I think you’re close but not quite there. There’s a significant part of the population that think we’re all born the same - the old blank slate theory. Therefore, everything good or bad that you do ultimately comes from external forces. If you’re dealing meth it’s because you had a single mother household and then the government had the audacity to put you in juvie for committing arson and now here you are. Or perhaps it’s something more broad like systemic racism. Littering is harder to come up with a nice story to justify.

Anyways, that type of thinking is a lot more common with liberals than anyone else - which makes sense. If you’re against racism,sexism, etc. to the extreme you basically need to believe we’re all exactly the same, apart from external circumstance. At its extreme they’re the same type of people that don’t believe that men have an advantage in most sports, for instance.

ZeroGravitas

The book Erewhon has an interesting subplot about how in that magical place the criminals are treated as if they are sick and the sick are treated like they are criminals.

I found it interesting in thinking about how much I attribute blame to individuals or their circumstances.

nitwit005

> The West Coast species is the cowboy version: more rebellious, less civilised, and also completely incoherent.

I doubt there is a place where politics are coherent. The author just got raised in some other variation of political insanity, and thinks it's normal.

muglug

The article feels like it's grasping at tenuous historical straws trying to explain a mental health crisis in SF that's only really gotten out of hand in the past 5-10 years.

The anti-puritan strain isn't necessarily Scots-Irish, either. It's common in anyone who's had to suffer under puritanism.

lazide

Only the last 5-10 years? Have you even heard of the 60-70’s?

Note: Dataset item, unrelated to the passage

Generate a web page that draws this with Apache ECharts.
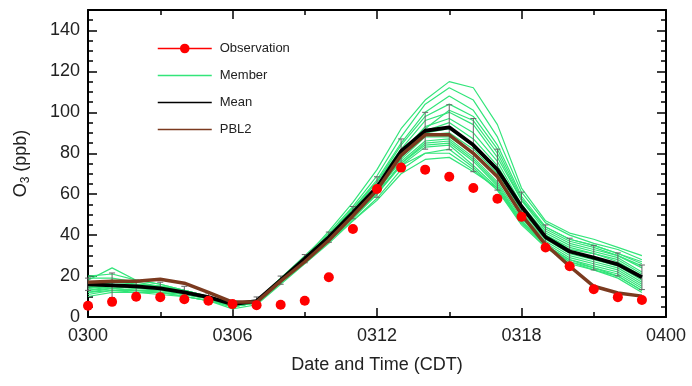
<!DOCTYPE html>
<html><head><meta charset="utf-8">
<script src="https://cdn.jsdelivr.net/npm/echarts@6/dist/echarts.min.js"></script>
<style>html,body{margin:0;padding:0;background:#fff}#c{width:692px;height:386px}</style>
</head><body><div id="c"></div>
<script>
// ---------- data ----------
const hours = [0,1,2,3,4,5,6,7,8,9,10,11,12,13,14,15,16,17,18,19,20,21,22,23];
const xTickLabels = {0:'0300', 6:'0306', 12:'0312', 18:'0318', 24:'0400'};
const observation = [5.5,7.4,9.9,9.7,8.7,7.9,6.3,5.8,6,7.9,19.4,43,62.5,73,72,68.5,63,57.8,49,34,24.8,13.6,9.7,8.3];
const meanVals = [16,15.5,15,14,12,9.7,6.3,7.8,18,28.5,39,51,63.5,81,91,92.7,84,72,54,39,32,29,25.7,19.4];
const errHalf  = [3,6,3,3,3,2,1.5,2,2,2,2.5,3,5,6,9,11,13,10,7,6,6.5,6,5.6,6];
const pbl2 = [17,17.5,17.5,18.4,16.5,12,7.3,7.3,17.5,27,37.5,49.5,62,79,89,89,80,68.5,50,35.4,24.8,15,11.7,10.2];
const m1  = [14,16,15,14,12,9,5,7,18,29,42,56,72,92,106,115,112,94,63,47,41,38,34,30];
const m2  = [18,24,18,16,13,10,6,8,19,30,41,54,69,88,104,112,106,88,61,46,40,36,33,28];
const m3  = [12,14,13,12,10,8,5,7,17,28,40,53,67,85,100,108,101,84,59,44,38,35,31,27];
const m4  = [16,18,16,15,12,10,6,8,18,29,40,53,66,84,98,104,98,82,58,43,37,34,30,25];
const m5  = [20,21,18,16,13,10,6,8,18,29,40,52,66,82,96,100,94,78,57,42,36,33,30,24];
const m6  = [15,17,16,15,13,10,6,7,18,28,39,51,64,80,93,97,90,76,55,41,35,32,29,22];
const m7  = [13,15,15,14,12,9,5,7,17,28,39,51,63,79,91,95,87,74,54,40,34,31,28,21];
const m8  = [17,16,16,15,13,10,6,8,18,29,39,50,62,78,90,92,84,71,52,40,33,31,27,20];
const m9  = [11,13,13,13,11,9,5,7,17,27,38,50,62,78,89,90,82,70,51,39,32,29,26,19];
const m10 = [15,14,15,14,12,10,6,8,18,28,38,50,61,77,88,88,80,68,50,38,31,28,25,18];
const m11 = [19,19,17,15,13,10,7,8,19,29,39,51,62,76,86,87,78,66,48,37,30,27,24,17];
const m12 = [14,15,14,13,11,9,5,7,17,27,38,49,60,75,85,86,77,65,47,36,29,26,23,16];
const m13 = [12,13,12,12,10,8,5,7,17,27,37,48,60,75,84,85,76,64,47,35,28,25,22,15];
const m14 = [16,15,14,14,12,9,6,7,18,28,38,49,61,74,83,84,74,63,46,35,28,24,21,14];
const m15 = [10,12,12,11,10,8,4,6,16,26,36,47,58,72,80,82,73,62,45,34,27,24,20,13];
const m16 = [17,16,15,14,12,9,6,7,17,28,38,49,60,74,80,80,72,62,46,34,26,23,20,13];
const m17 = [13,14,13,12,11,9,5,7,17,27,37,47,57,70,77,78,71,63,47,35,27,23,19,12];
const m18 = [15,16,15,14,12,10,6,8,18,28,38,50,62,78,92,101,96,80,57,44,38,35,31,26];
const members = [m1,m2,m3,m4,m5,m6,m7,m8,m9,m10,m11,m12,m13,m14,m15,m16,m17,m18];

// ---------- chart ----------
const FONT = 'Liberation Sans, Arial, Helvetica, sans-serif';
const zip = arr => hours.map((h,i)=>[h, arr[i]]);
const memberColor = '#33e57a';

const series = [];
members.forEach(m => series.push({
  type:'line', name:'Member', data: zip(m), symbol:'none',
  lineStyle:{color:memberColor, width:1.2}, itemStyle:{color:memberColor}, z:2, silent:true
}));
series.push({
  type:'custom', name:'err', z:3, silent:true,
  data: hours.map((h,i)=>[h, meanVals[i]-errHalf[i], meanVals[i]+errHalf[i]]),
  encode:{x:0, y:[1,2]},
  renderItem(params, api){
    const x = api.value(0);
    const lo = api.coord([x, api.value(1)]);
    const hi = api.coord([x, api.value(2)]);
    const w = 3;
    const st = {stroke:'#666', lineWidth:1};
    return {type:'group', children:[
      {type:'line', shape:{x1:lo[0],y1:lo[1],x2:hi[0],y2:hi[1]}, style:st},
      {type:'line', shape:{x1:lo[0]-w,y1:lo[1],x2:lo[0]+w,y2:lo[1]}, style:st},
      {type:'line', shape:{x1:hi[0]-w,y1:hi[1],x2:hi[0]+w,y2:hi[1]}, style:st}
    ]};
  }
});
series.push({type:'line', name:'Mean', data: zip(meanVals), symbol:'none',
  lineStyle:{color:'#000', width:3.8}, itemStyle:{color:'#000'}, z:4});
series.push({type:'line', name:'PBL2', data: zip(pbl2), symbol:'none',
  lineStyle:{color:'#7b3a1f', width:3.5}, itemStyle:{color:'#7b3a1f'}, z:5});
series.push({type:'line', name:'Observation', data: zip(observation), symbol:'circle', symbolSize:10,
  showAllSymbol:true,
  lineStyle:{width:0, opacity:0, color:'#ff0000'}, itemStyle:{color:'#ff0000'}, z:6});

const axisLine = {show:true, onZero:false, lineStyle:{color:'#000', width:2}};
const xCommon = {type:'value', min:0, max:24, interval:6,
  axisLine, splitLine:{show:false},
  axisTick:{show:true, inside:true, length:9, lineStyle:{color:'#000', width:1.5}},
  minorTick:{show:true, splitNumber:2, length:5, lineStyle:{color:'#000', width:1.5}},
  minorSplitLine:{show:false}};
const yCommon = {type:'value', min:0, max:150, interval:20,
  axisLine, splitLine:{show:false},
  axisTick:{show:true, inside:true, length:9, lineStyle:{color:'#000', width:1.5}},
  minorTick:{show:true, splitNumber:4, length:5, lineStyle:{color:'#000', width:1.5}},
  minorSplitLine:{show:false}};

const chart = echarts.init(document.getElementById('c'));
chart.setOption({
  animation:false,
  backgroundColor:'#fff',
  grid:{left:88, right:26, top:10, bottom:69},
  legend:{
    orient:'vertical', left:152, top:37, itemWidth:54, itemHeight:12, itemGap:14,
    textStyle:{fontFamily:FONT, fontSize:13, color:'#222', padding:[0,0,0,3]},
    data:[
      {name:'Observation', lineStyle:{width:1.5, opacity:1, color:'#ff0000'}, itemStyle:{color:'#ff0000'}},
      {name:'Member', itemStyle:{opacity:0}, lineStyle:{width:1.5}},
      {name:'Mean', itemStyle:{opacity:0}, lineStyle:{width:1.5}},
      {name:'PBL2', itemStyle:{opacity:0}, lineStyle:{width:1.5}}
    ]
  },
  xAxis:[
    Object.assign({}, xCommon, {position:'bottom',
      name:'Date and Time (CDT)', nameLocation:'middle', nameGap:39,
      nameTextStyle:{fontFamily:FONT, fontSize:18, color:'#222'},
      axisLabel:{fontFamily:FONT, fontSize:18, color:'#222', margin:10,
        formatter: v => (xTickLabels[v] !== undefined ? xTickLabels[v] : '')}}),
    Object.assign({}, xCommon, {position:'top', axisLabel:{show:false}})
  ],
  yAxis:[
    Object.assign({}, yCommon, {position:'left',
      name:'O{sub|3} (ppb)', nameLocation:'middle', nameGap:56,
      nameTextStyle:{fontFamily:FONT, fontSize:18, color:'#222',
        rich:{sub:{fontFamily:FONT, fontSize:12, color:'#222', padding:[10,0,0,0]}}},
      axisLabel:{fontFamily:FONT, fontSize:18, color:'#222', margin:8,
        formatter: v => (v % 20 === 0 ? String(v) : '')}}),
    Object.assign({}, yCommon, {position:'right', axisLabel:{show:false}})
  ],
  series
});
</script>
</body></html>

Hell, it was so notorious all the Dirty Harry movies were centered there (either that or NYC, which was similarly going crazy).

nullc

[flagged]

jquery

>In California, college students are required by law to obtain repeated, vocal permission from their partners for a sexual encounter to be deemed not rape. But pimps can openly sex traffic minors on city streets in broad daylight, and the police can do little about it. All of these disparate approaches to perceived social problems are regarded as “progressive”.

What’s the historical analysis I’m supposed to take with this, dang? This is classic conservative framing, all the way to throwing progressive in scare quotes. Nothing other than generic culture war fodder can be gleaned from this unless you already agree with these absurd premises…

patrick451

There is a book called American Nations written about a decade ago that tried to explain the different cultures in America through the nationalities of their early settlers. This article seems like an application of that book to specific policy oddities in California.

It's an interesting idea, but in both the book and this article, the connections are spurious. For example, it's a good soundbite that one can draw a through line from the Scots-Irish individualism to the libertarianism of California, but little real evidence of this actually provided.

jimberlage

The European cultures of Spanish/French were equally early (and earlier) to California. The author touches on them but dismisses them a bit.

I get the sense that this analysis is just based on the author’s knowledge of English cultures of the period? I think Spanish/French culture had influence too, it’s just that the author didn’t do enough research on them to be able to include them in their model.